La única diferencia la marcaban el hombre, la mujer, el niño o la niña que esperaban al otro lado del río de luz. Spangler había visto a su hermano Phil, muerto en Vietnam. Sam, a su padre, al que mató un atracador siendo él niño. Gelb vio a su anciana madre, que había muerto de un derrame hacía quince años. Lilly encontró a su abuela, fallecida hacía una década en Taiwan. Para Erica fue su tía favorita, que tanto la había mimado siempre, hasta su reciente muerte por cáncer. Davis encontró a su abuelo Clark, el hombre más bueno que había conocido nunca. Y Virginia contó entre lágrimas que su hermana gemela se había caído en un lago helado, hacía mucho tiempo, y describió el dolor que seguía sintiendo todos y cada uno de los días de su vida. Todos mencionaron la misma sensación: había algo más, al otro lado de la llanura infinita. Algo maravilloso e importante.

Solo Frank Sacco no quiso hablar. Mantuvo los labios apretados, como una ostra que se negara a abrirse, y una postura incómoda, retorcida. Alex se mostró cuidadoso con él y lo dejó estar. Lo observó sin embargo furtivamente el resto de la noche, tratando de dilucidar qué ocurría tras esa máscara de reticencia.

Cuando terminó de hablar la última persona del grupo, Erica levantó la mano.

—¿Sabéis lo que ha sido? La apoteosis. La apoteosis absoluta.

Entre murmullos de aprobación, Spangler se puso en pie, con un audible crujido de rodillas.

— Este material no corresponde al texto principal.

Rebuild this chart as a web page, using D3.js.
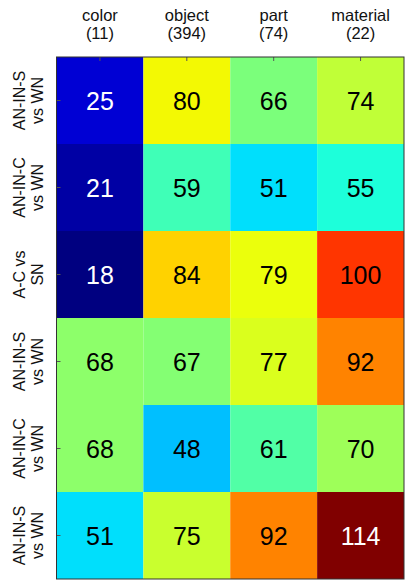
<!DOCTYPE html>
<html lang="en">
<head>
    <meta charset="UTF-8">
    <title>Heatmap</title>
    <style>
        body { margin: 0; padding: 0; background: #fff; }
        svg { display: block; font-family: "Liberation Sans", Arial, sans-serif; }
    </style>
</head>
<body>
    <svg id="chart" width="409" height="585"></svg>
    <script src="https://d3js.org/d3.v7.min.js"></script>
    <script>
        // column / row labels
        const categories = ['color', 'object', 'part', 'material'];
        const categoryCounts = ['(11)', '(394)', '(74)', '(22)'];
        const rowTop = ['AN-IN-S', 'AN-IN-C', 'A-C vs', 'AN-IN-S', 'AN-IN-C', 'AN-IN-S'];
        const rowBottom = ['vs WN', 'vs WN', 'SN', 'vs WN', 'vs WN', 'vs WN'];

        // values, one array per row
        const row1 = [25, 80, 66, 74];
        const row2 = [21, 59, 51, 55];
        const row3 = [18, 84, 79, 100];
        const row4 = [68, 67, 77, 92];
        const row5 = [68, 48, 61, 70];
        const row6 = [51, 75, 92, 114];
        const rows = [row1, row2, row3, row4, row5, row6];

        const plotL = 56.5, plotT = 57, plotR = 404, plotB = 579;

        const svg = d3.select('#chart');

        const x = d3.scaleBand().domain(d3.range(categories.length)).range([plotL, plotR]);
        const y = d3.scaleBand().domain(d3.range(rows.length)).range([plotT, plotB]);

        // jet colormap (same segments as matplotlib's)
        const jr = d3.scaleLinear().domain([0, 0.35, 0.66, 0.89, 1]).range([0, 0, 1, 1, 0.5]).clamp(true);
        const jg = d3.scaleLinear().domain([0, 0.125, 0.375, 0.64, 0.91, 1]).range([0, 0, 1, 1, 0, 0]).clamp(true);
        const jb = d3.scaleLinear().domain([0, 0.11, 0.34, 0.65, 1]).range([0.5, 1, 1, 0, 0]).clamp(true);
        const jet = t => d3.rgb(jr(t) * 255, jg(t) * 255, jb(t) * 255).toString();

        const allVals = rows.flat();
        const color = d3.scaleSequential(jet).domain(d3.extent(allVals));

        const cells = [];
        rows.forEach((r, i) => r.forEach((v, j) => cells.push({ i, j, v })));

        svg.selectAll('rect.cell')
            .data(cells)
            .enter()
            .append('rect')
            .attr('class', 'cell')
            .attr('x', d => x(d.j))
            .attr('y', d => y(d.i))
            .attr('width', x.bandwidth())
            .attr('height', y.bandwidth())
            .attr('fill', d => color(d.v));

        // dark cells get white numbers
        const isDark = v => {
            const t = (v - color.domain()[0]) / (color.domain()[1] - color.domain()[0]);
            return t < 0.1 || t > 0.9;
        };

        svg.selectAll('text.val')
            .data(cells)
            .enter()
            .append('text')
            .attr('class', 'val')
            .attr('x', d => x(d.j) + x.bandwidth() / 2)
            .attr('y', d => y(d.i) + y.bandwidth() / 2 + 9)
            .attr('text-anchor', 'middle')
            .attr('font-size', 25)
            .attr('fill', d => isDark(d.v) ? '#fff' : '#000')
            .text(d => d.v);

        // ticks (inside, matlab style)
        const xAxis = d3.axisTop(x).tickSizeInner(-4).tickSizeOuter(0).tickFormat('');
        const yAxis = d3.axisLeft(y).tickSizeInner(-4).tickSizeOuter(0).tickFormat('');
        svg.append('g').attr('transform', `translate(0,${plotT})`).call(xAxis)
            .call(g => g.select('.domain').remove())
            .selectAll('line').attr('stroke', '#555');
        svg.append('g').attr('transform', `translate(${plotL},0)`).call(yAxis)
            .call(g => g.select('.domain').remove())
            .selectAll('line').attr('stroke', '#555');

        // frame
        svg.append('rect')
            .attr('x', plotL).attr('y', plotT)
            .attr('width', plotR - plotL).attr('height', plotB - plotT)
            .attr('fill', 'none')
            .attr('stroke', '#333')
            .attr('stroke-width', 1);

        // column labels
        const colLab = svg.selectAll('text.col')
            .data(categories)
            .enter()
            .append('text')
            .attr('class', 'col')
            .attr('text-anchor', 'middle')
            .attr('font-size', 16.5)
            .attr('fill', '#111');
        colLab.append('tspan')
            .attr('x', (d, j) => x(j) + x.bandwidth() / 2)
            .attr('y', 20.5)
            .text(d => d);
        colLab.append('tspan')
            .attr('x', (d, j) => x(j) + x.bandwidth() / 2)
            .attr('y', 39)
            .text((d, j) => categoryCounts[j]);

        // row labels, rotated
        const rowLab = svg.selectAll('g.rowlab')
            .data(rowTop)
            .enter()
            .append('g')
            .attr('class', 'rowlab')
            .attr('transform', (d, i) => `translate(0,${y(i) + y.bandwidth() / 2}) rotate(-90)`);
        rowLab.append('text')
            .attr('x', 0).attr('y', 25)
            .attr('text-anchor', 'middle')
            .attr('font-size', 16)
            .attr('fill', '#111')
            .text(d => d);
        rowLab.append('text')
            .attr('x', 0).attr('y', 43)
            .attr('text-anchor', 'middle')
            .attr('font-size', 16)
            .attr('fill', '#111')
            .text((d, i) => rowBottom[i]);
    </script>
</body>
</html>
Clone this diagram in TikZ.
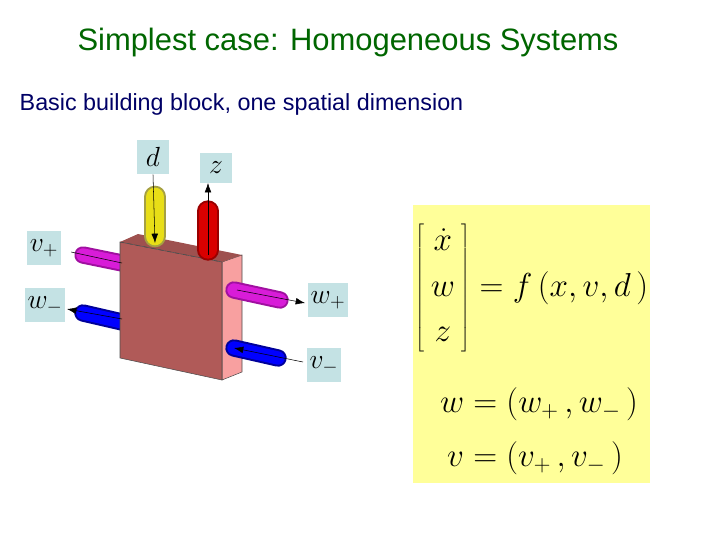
\documentclass[tikz,border=0pt]{standalone}
\usepackage{fontspec}
\setmainfont{Liberation Sans}
\usetikzlibrary{arrows.meta}
\definecolor{lab}{HTML}{C4E2E4}
\definecolor{front}{HTML}{B05A58}
\definecolor{side}{HTML}{F8A0A0}
\definecolor{panel}{HTML}{FFFF99}
\definecolor{mag}{HTML}{D81CD8}
\definecolor{magd}{HTML}{A010A0}
\tikzset{
 lbl/.style={fill=lab,inner sep=2pt,minimum width=24pt,minimum height=26pt,font=\fontsize{22}{24}\selectfont},
 cyl/.style={line cap=round,line width=#1},
 arr/.style={-{Latex[length=7pt,width=5pt]},thin},
}
\begin{document}
\begin{tikzpicture}[x=0.75pt,y=-0.75pt]
\useasboundingbox (0,0) rectangle (720,540);
\node[text=green!40!black,font=\fontsize{23.2}{26}\selectfont] (title) at (348,42) {Simplest case: Homogeneous Systems};
\node[anchor=west,text=blue!40!black,font=\fontsize{17.5}{20}\selectfont] (sub) at (15,104) {Basic building block, one spatial dimension};
% left cylinders (behind)
\draw[cyl=13pt,magd] (83,255) -- (122,263);
\draw[cyl=10pt,mag] (83,255) -- (122,263);
\draw[cyl=13pt,blue!60!black] (83,313) -- (122,322);
\draw[cyl=10pt,blue] (83,313) -- (122,322);
% block
\draw[black!70,fill=side] (222,262) -- (242,255) -- (242,372) -- (222,380) -- cycle;
\fill[front!90!black] (120,242) -- (138,234) -- (242,255) -- (222,262) -- cycle;
\draw[black!70,fill=front] (120,242) -- (222,262) -- (222,380) -- (120,358) -- cycle;
\draw[black!70,dashed,thin] (120,242) -- (222,262);
% top cylinders
\draw[cyl=17pt,yellow!60!black] (155,197) -- (155,236);
\draw[cyl=14pt,yellow!90!black] (155,197) -- (155,236);
\draw[cyl=16pt,red!60!black] (208,211) -- (208,250);
\draw[cyl=13pt,red!85!black] (208,211) -- (208,250);
% right cylinders
\draw[cyl=13pt,magd] (234,290) -- (280,300);
\draw[cyl=10pt,mag] (234,290) -- (280,300);
\draw[cyl=13pt,blue!60!black] (234,348) -- (278,358);
\draw[cyl=10pt,blue] (234,348) -- (278,358);
% labels
\node[lbl] (d) at (153,157) {$d$};
\node[lbl,minimum height=23pt] (z) at (216,168) {$z$};
\node[lbl] (vp) at (44,248) {$v_{+}$};
\node[lbl] (wm) at (45,305) {$w_{-}$};
\node[lbl] (wp) at (328,300) {$w_{+}$};
\node[lbl] (vm) at (324,365) {$v_{-}$};
% arrows
\coordinate (dEnd) at (155,243);
\coordinate (zStart) at (208,255);
\coordinate (vpEnd) at (122,263);
\coordinate (wmStart) at (122,319);
\coordinate (wpStart) at (237,290);
\coordinate (vmEnd) at (234,348);
\draw[arr] (d.south) -- (dEnd);
\draw[arr] (zStart) -- (208,183);
\draw[thin] (vp.east) ++(10,4) coordinate (vpS) (vpS) -- (vpEnd);
\draw[arr] (wmStart) -- (67,309);
\draw[arr] (wpStart) -- (305,303);
\draw[arr] (303,362) -- (vmEnd);
% panel
\fill[panel] (413,205) rectangle (650,483);
\node[anchor=west,font=\fontsize{27}{30}\selectfont,inner sep=0pt] (eq1) at (415,288)
 {$\left[\begin{array}{c}\dot{x}\\[4pt] w\\[4pt] z\end{array}\right]=f\,(x,v,d\,)$};
\node[font=\fontsize{24}{28}\selectfont] (eq2) at (539,404) {$w=(w_{+}\,,w_{-}\,)$};
\node[font=\fontsize{24}{28}\selectfont] (eq3) at (535,458) {$v=(v_{+}\,,v_{-}\,)$};
\end{tikzpicture}
\end{document}
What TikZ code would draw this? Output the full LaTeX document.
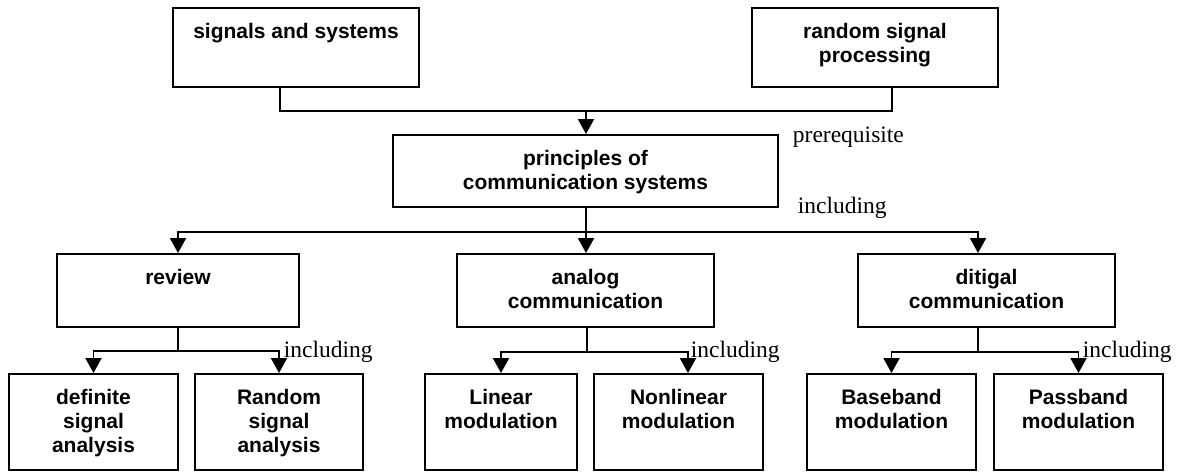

—Por Dios santo, Weller: yo he sido fundamentalmente ateo durante toda mi vida adulta. Pero ¿sabes lo que pienso ahora? —Alex negó con la cabeza y esperó a que Spangler continuase. Este se enjugó las lágrimas saltadas, bruscamente—. Nunca pensé que yo fuera a decir algo así jamás, pero creo que esta noche, aquí, en este lugar, hemos demostrado que después de la muerte hay vida.